Consultants Capita Employee Benefits said this was because of the "harsh economic environment" and employers looking to improve efficiency and "run leaner operations".
A survey of 72 pension managers and trustees found a further 11.1% believed that board-level scrutiny of scheme costs was imminent.
As part of a report to examine attitudes and practices of those responsible for trust-based pension scheme administration, the survey said 53.5% of respondents believed their scheme was "priced about right". But "what is considered a good price for pension managers and trustees may not be seen that way for the sponsor's board", said the report.
Stuart Heatley, sales and client development director at Capita Employee Benefits, said: "Cost will always be an important factor in running a scheme and pension managers and trustees need to be mindful of this when deciding how their scheme is administered."

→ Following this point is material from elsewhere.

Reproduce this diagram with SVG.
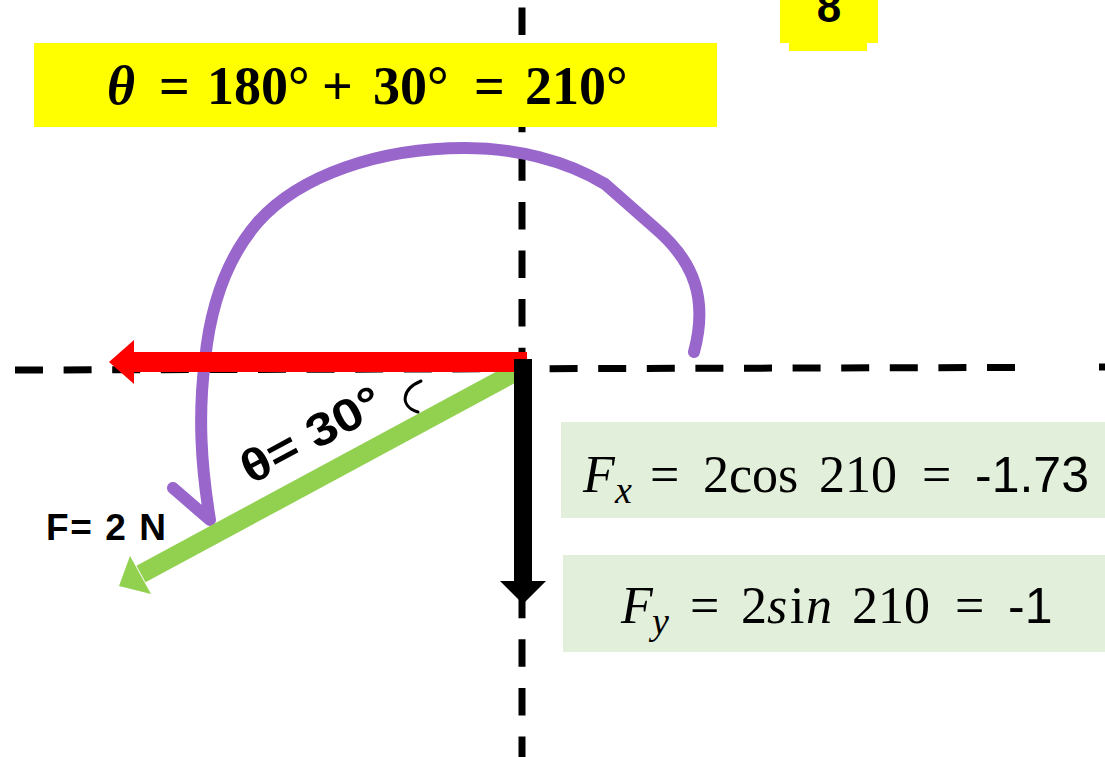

The report said pension managers and trustees were also aware of other challenges such as pensions scams. In the last 12 months, 58.3% of participants had come across at least one scam, but 36.7% had not seen any and 3.3% respondents said they did not know how many cases there had been.
The firm said pension freedoms would introduce a number of changes to schemes. While more than half (52.8%) of respondents did not know or had not decided what changes would be introduced to their schemes, 40.3% said their schemes would allow for full crystallisation for a lump sum.
Another 31.9% said they would allow for full crystallisation for an annuity. Some 12.5% of schemes would allow for partial crystallisation for a sequence of lump sums and 12.5% would introduce a combination of drawdown and lump sums.